A avaliação é de especialistas consultados pelo R7. Lula discutiu o pacto com a presidente da Comissão Europeia, Ursula von der Leyen, na semana passada, durante a cúpula entre a União Europeia e a Comunidade dos Estados Latino-Americanos e Caribenhos (Celac).
Atualmente, o acordo está em fase de revisão, mas há entraves na questão ambiental e em compras governamentais. Recentemente, os europeus propuseram um documento adicional, chamado de side letter, que impõe sanções em caso de descumprimento — mas só para o lado sul-americano.

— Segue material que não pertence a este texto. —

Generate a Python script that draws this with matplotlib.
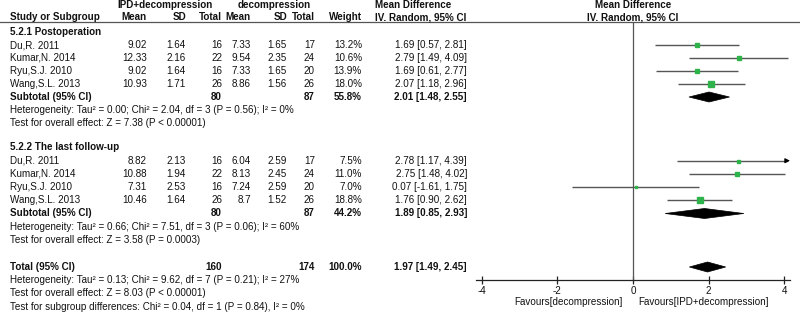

Os países da Europa também querem a garantia de que a intensificação do comércio entre os blocos não vá resultar no aumento da destruição ambiental no Brasil e nas demais nações do Mercosul — Argentina, Paraguai e Uruguai. Em contrapartida, o lado brasileiro é a favor de que não haja distinção na aplicação de eventuais sanções, ou seja, que os dois lados sejam penalizados da mesma forma em caso de descumprimento.
Para a professora de relações internacionais da Escola Superior de Propaganda e Marketing (ESPM) Denilde Holzhacker, a conclusão do pacto até o fim deste ano é "viável". "O acordo tem questões não só gerais, mas que envolvem tarifas e uma série de capítulos já negociados. Agora, o que falta fechar são pontos independentes e dos quais, principalmente, o governo brasileiro decidiu retomar as negociações", afirma a especialista.

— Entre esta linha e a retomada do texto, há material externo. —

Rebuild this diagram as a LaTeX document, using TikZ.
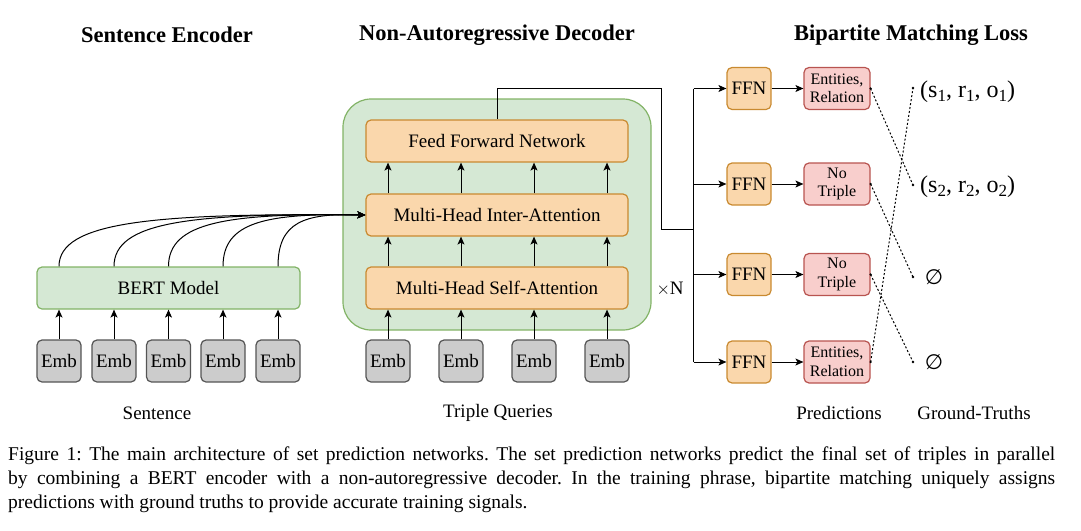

Apesar do otimismo, a professora não nega a complexidade da negociação. "Há uma série de implicações, pelas dificuldades de serem tantos países negociando. Há interesses de todos os lados e setores, como o setor agrícola francês, além de dificuldades do próprio Mercosul e do Brasil. É um acordo grande, que criaria uma das maiores zonas de comércio do mundo, mas também é uma implicação, porque envolve, além de comércio, uma série de outras áreas", destaca a professora.
O professor Carlos Vidigal, doutor em relações internacionais pela Universidade de Brasília (UnB), é mais cético. "Não acredito [que seja possível concluir o acordo até dezembro]. Desde a criação da Comunidade Europeia, na década de 1950, com o Tratado de Roma, a Europa privilegiou acordos com antigas colônias europeias, em detrimento de países latino-americanos", analisa.
Assim como a professora Denilde, Vidigal também destaca interesses dos setores de cada país envolvido. "Há conflitos de interesses muito grandes no tratado. Na verdade, muitas propostas são de difícil superação. A França, por exemplo, tem no setor agrícola uma questão de segurança nacional, então a França nunca vai abrir o mercado agrícola para a concorrência com produtos argentinos e brasileiros", continua.
Mesmo que duvide do prazo de conclusão apresentado por Lula, o professor admite que, caso o acordo seja finalizado até o fim do ano, não será em uma versão robusta.
"Acredito que é possível que ocorram avanços nas negociações, porque já estão muito maduras. É possível chegar a um acordo, não um acordo robusto, mas um acordo 'light', mínimo, que contemple alguns setores específicos de cada país, talvez muito mais por um jogo midiático do que por efetividade", avalia.
Para Vidigal, existe muita ilusão em torno das negociações. "Ninguém quer ceder, todo mundo quer conquistar mercado. Quando [o ex-presidente] Bolsonaro retomou os debates sobre o acordo, foi muito mais um jogo de cena do que iniciativa efetiva", relembra.
Conclusão não garante entrada em vigor
A professora de direito internacional da Universidade de São Paulo (USP) Maristela Basso lembra que, mesmo após a assinatura dos termos, o acordo precisa ser validado por cada país. As discussões envolvem 27 nações na União Europeia e quatro na América Latina.
"[O tratado] vem sendo negociado há muito tempo e, tendo em vista o tempo, é muito provável que possa estar pronto até o fim do ano e ser assinado, se não por todos do Mercosul, pelo menos pelo nosso governo", afirma.
Mesmo que demore para entrar em vigor, a assinatura do acordo é essencial para a diplomacia brasileira, destaca a professora. "É muito importante que se conclua na gestão de Lula e logo no primeiro ano, [porque mostra que o presidente] assume e logo consegue, na primeira parte do mandato, assinar e concluir um tratado dessa magnitude, que vem sendo negociado há décadas. E logo no período em que o Brasil é presidente do Mercosul. Tudo isso soma à diplomacia brasileira", conclui Basso.
Lula assumiu a presidência temporária do Mercosul no início de julho. Ele permanecerá no cargo por seis meses.